The trend monthly underemployment rate remained steady at 8.3 per cent and decreased by 0.3 percentage points over the year. The trend underutilisation rate also remained steady at 13.3 per cent, and decreased by 0.7 percentage points over the past year.

States and territories

The trend unemployment rate increased in South Australia, Western Australia and Tasmania, decreased in New South Wales and Queensland, and remained steady in all other states and territories.

Seasonally adjusted data

The seasonally adjusted unemployment rate remained at 5.0 per cent in January 2019, and the underemployment rate decreased to 8.1 per cent. The seasonally adjusted number of persons employed increased by 39,100 persons.

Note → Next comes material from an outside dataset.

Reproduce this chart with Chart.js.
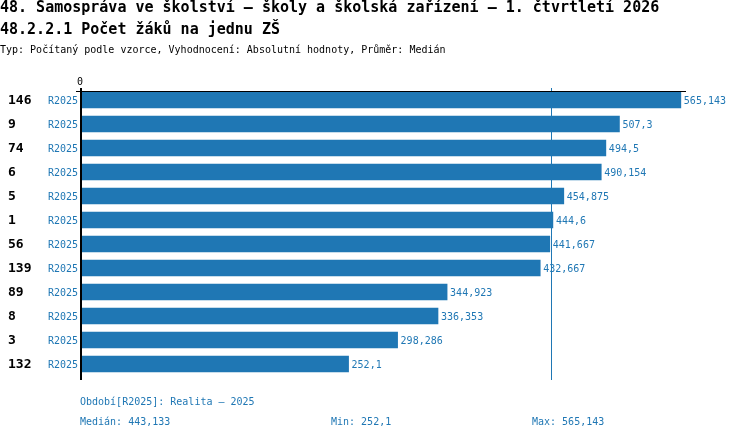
<!DOCTYPE html>
<html>
<head>
<meta charset="utf-8">
<script src="https://cdn.jsdelivr.net/npm/chart.js@4.4.1/dist/chart.umd.min.js"></script>
<style>
  html, body { margin: 0; padding: 0; background: #fff; }
  #wrap { position: relative; width: 750px; height: 440px; overflow: hidden; font-family: "DejaVu Sans Mono", monospace; }
  #wrap canvas { position: absolute; left: 0; top: 0; }
  .t { position: absolute; white-space: pre; line-height: 1; }
  .h1 { font-size: 15px; font-weight: bold; color: #000; left: 0; }
  .sub { font-size: 10px; color: #000; left: 0; }
  .foot { font-size: 10px; color: #1f77b4; }
</style>
</head>
<body>
<div id="wrap">
  <canvas id="c" width="750" height="440"></canvas>
  <div class="t h1" style="top:0px">48. Samospráva ve školství – školy a školská zařízení – 1. čtvrtletí 2026</div>
  <div class="t h1" style="top:22px">48.2.2.1 Počet žáků na jednu ZŠ</div>
  <div class="t sub" style="top:45px">Typ: Počítaný podle vzorce, Vyhodnocení: Absolutní hodnoty, Průměr: Medián</div>
  <div class="t foot" style="left:80px; top:397px">Období[R2025]: Realita – 2025</div>
  <div class="t foot" style="left:80px; top:417px">Medián: 443,133</div>
  <div class="t foot" style="left:331px; top:417px">Min: 252,1</div>
  <div class="t foot" style="left:532px; top:417px">Max: 565,143</div>
</div>
<script>
const unitIds = ["146", "9", "74", "6", "5", "1", "56", "139", "89", "8", "3", "132"];
const periodLabels = ["R2025", "R2025", "R2025", "R2025", "R2025", "R2025", "R2025", "R2025", "R2025", "R2025", "R2025", "R2025"];
const values = [565.143, 507.3, 494.5, 490.154, 454.875, 444.6, 441.667, 432.667, 344.923, 336.353, 298.286, 252.1];
const median = 443.133;
const axisTicks = [0];

const BLUE = "#1f77b4";
const FONT = '"DejaVu Sans Mono", monospace';
const fmt = v => String(v).replace(".", ",");

const overlay = {
  id: "overlay",
  beforeDatasetsDraw(chart) {
    const { ctx, chartArea, scales } = chart;
    const x = Math.round(scales.x.getPixelForValue(median)) + 0.5;
    ctx.save();
    ctx.strokeStyle = BLUE;
    ctx.lineWidth = 1;
    ctx.beginPath();
    ctx.moveTo(x, chartArea.top);
    ctx.lineTo(x, chartArea.bottom + 4);
    ctx.stroke();
    ctx.restore();
  },
  afterDatasetsDraw(chart) {
    const { ctx, chartArea, scales } = chart;
    const xs = scales.x, ys = scales.y;
    const x0 = xs.getPixelForValue(0);
    ctx.save();
    // axis lines
    ctx.fillStyle = "#000";
    ctx.fillRect(x0 - 1, chartArea.top, 2, chartArea.bottom + 4 - chartArea.top);
    ctx.fillRect(x0 - 5, chartArea.top + 3, chartArea.right - x0 + 5, 1);
    // tick labels on top
    ctx.font = "10px " + FONT;
    ctx.textAlign = "center";
    ctx.textBaseline = "middle";
    axisTicks.forEach(t => ctx.fillText(String(t), xs.getPixelForValue(t) - 1, chartArea.top - 6));
    // row labels and values
    values.forEach((v, i) => {
      const y = ys.getPixelForValue(i);
      ctx.font = "bold 13px " + FONT;
      ctx.fillStyle = "#000";
      ctx.textAlign = "left";
      ctx.fillText(unitIds[i], 8, y + 1);
      ctx.font = "10px " + FONT;
      ctx.fillStyle = BLUE;
      ctx.textAlign = "right";
      ctx.fillText(periodLabels[i], 78, y + 1);
      ctx.textAlign = "left";
      ctx.fillText(fmt(v), xs.getPixelForValue(v) + 3, y + 1);
    });
    ctx.restore();
  }
};

new Chart(document.getElementById("c"), {
  type: "bar",
  data: {
    labels: unitIds,
    datasets: [{
      data: values,
      backgroundColor: BLUE,
      borderWidth: 0,
      barThickness: 16
    }]
  },
  options: {
    indexAxis: "y",
    responsive: false,
    animation: false,
    devicePixelRatio: 1,
    layout: { padding: { left: 81, right: 64, top: 88, bottom: 64 } },
    scales: {
      x: { display: false, min: 0, max: 570 },
      y: { display: false }
    },
    plugins: {
      legend: { display: false },
      tooltip: { enabled: false },
      title: { display: false }
    }
  },
  plugins: [overlay]
});
</script>
</body>
</html>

The net movement of employed in both trend and seasonally adjusted terms is underpinned by around 300,000 people entering and leaving employment in the month.

More details are in the January 2019 issue of Labour Force, Australia (cat. no. 6202.0). In addition, further information, including regional labour market information, can be found in the upcoming January 2019 issue of Labour Force, Australia, Detailed - Electronic Delivery (cat. no. 6291.0.55.001), due for release on 28 February 2019.

These publications are available for free download (after release) from the ABS website: https://www.abs.gov.au.

Media note:
  • When reporting ABS data, the Australian Bureau of Statistics (ABS) must be attributed as the source.
  • For media requests and interviews, contact the ABS Media Team on 1300 175 070 or media@abs.gov.au (8.30am - 5pm Monday - Friday AEST).
  • The ABS produces trend estimates to provide a more reliable indicator of the underlying behaviour of the Labour Force series. Trend estimates were introduced into the Labour Force series in the mid 1980s and are available back to February 1978. Trend estimates are considered the best indicators of the underlying behaviour in the labour market. See paragraphs 28 to 37 of the Explanatory Notes in Labour Force, Australia (cat. no. 6202.0).
  • Spotlight: How many people work one hour per week?
  • Participation rate in the labour force is the highest since the series started in February 1978 and represents the percentage of employed and unemployed persons relative to the total civilian population.
  • Employment to population ratio is the number of employed persons expressed as a percentage of the civilian population.
  • Labour Force Survey data is complemented by other ABS measures to build a comprehensive picture of the labour market. Jobs in Australia (cat. no. 6160.0) data provides insights into all jobs held throughout the year.
  • Labour Accounts data provides the number of filled jobs at a point-in-time each quarter, while Labour Force data measures the number of people employed each month.